Yeah, so funny I want to punch him in the throat.

But, then I did look. I looked at my son, at the glow behind his eyes, at the way his cheeks filled up when he laughed, at the pure joy in him. It was the joy of Christmas. Sure, it was the joy of Christmas at 2:36am, but it was the joy of Christmas just the same.

When Ben and Becca were infants, one of my favorite times with them was nursing in the middle of the night. It was special when I fed Emma then, too, but I was a single mom so Emma and I were always alone, and it wasn't quite the same. When I was up with Ben and Becca, the whole rest of the house was asleep. It was like a secret club to which only we belonged. We would rock, watch bad TV, and I would tell them about what the world be like as they got bigger. It was nothing short of magical.

By waking me up and bringing me on his elf quest, Ben had brought that magic back to me. I so remember being a young child, wiggling under my covers, hoping that I at least looked asleep so that Santa wouldn't pass by our house. I remember hearing my Grandpa McCord playing a tape (of course, I didn't know it was a tape at the time), of the reindeers' hooves on the rooftop and the jingle of the bells on their harness and thinking, "We have GOT to get home!" I remember writing letters, making wishes, thanking Santa when I opened that special gift Christmas morning. I remember believing so hard, loving the magic, feeling "in love" with Christmas.

So, each night last year between Thanksgiving and Christmas Eve, I got up at whatever godforsaken hour Ben came in, and we would hunt down the elves. Occasionally, someone's elf hadn't moved, and we'd discuss what the person had done to cause that. He would always, always remind me, "Mom, you don't touch the elves. It makes them lose their magic." We would creep through the house, sometimes just using a flashlight, and hunt those little guys down. Every time we'd find them, we'd laugh. "Mikey's so silly, Mom," Ben would say every time, and my brain would record it to play back someday when he was 16, and too old for silliness.

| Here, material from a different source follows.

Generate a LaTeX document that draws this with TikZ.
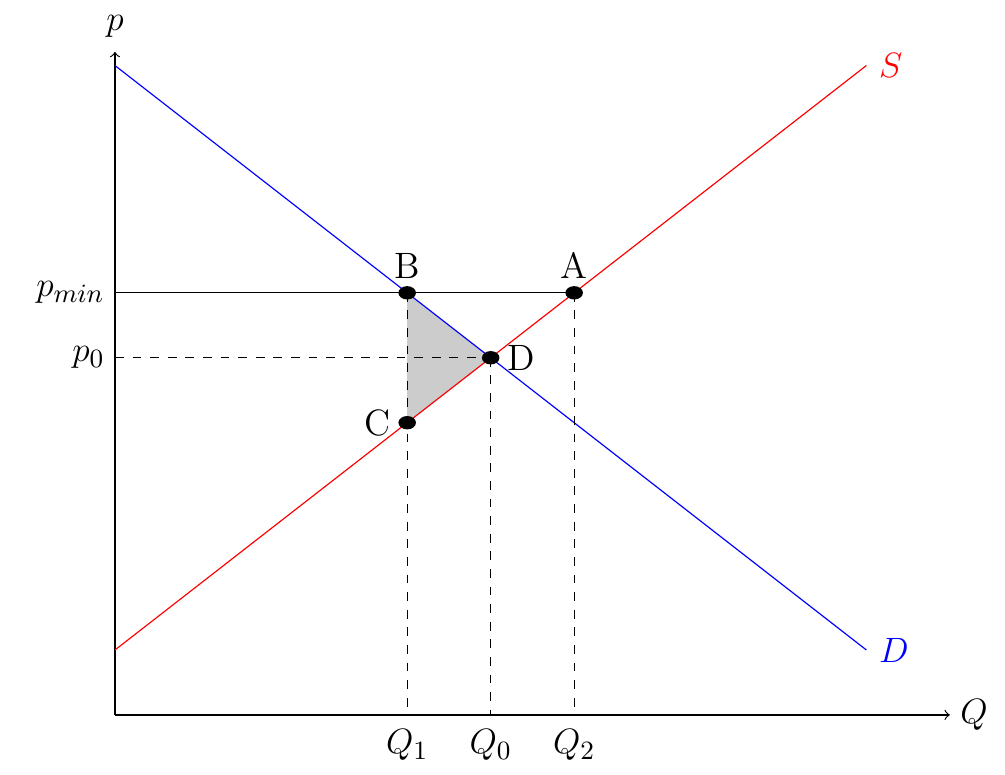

Thanksgiving is this Thursday, and I've been waiting. We actually had to cross off days on the calendar for Ben and make a little box around "elf day," he's been anticipating it so eagerly. I don't know who's looking forward to it more, Ben or me. Will my little boy still be in love with the magic of Christmas? Will he still include me in his gleeful elf hunt? I'll have to wait until 2:36am Friday to see.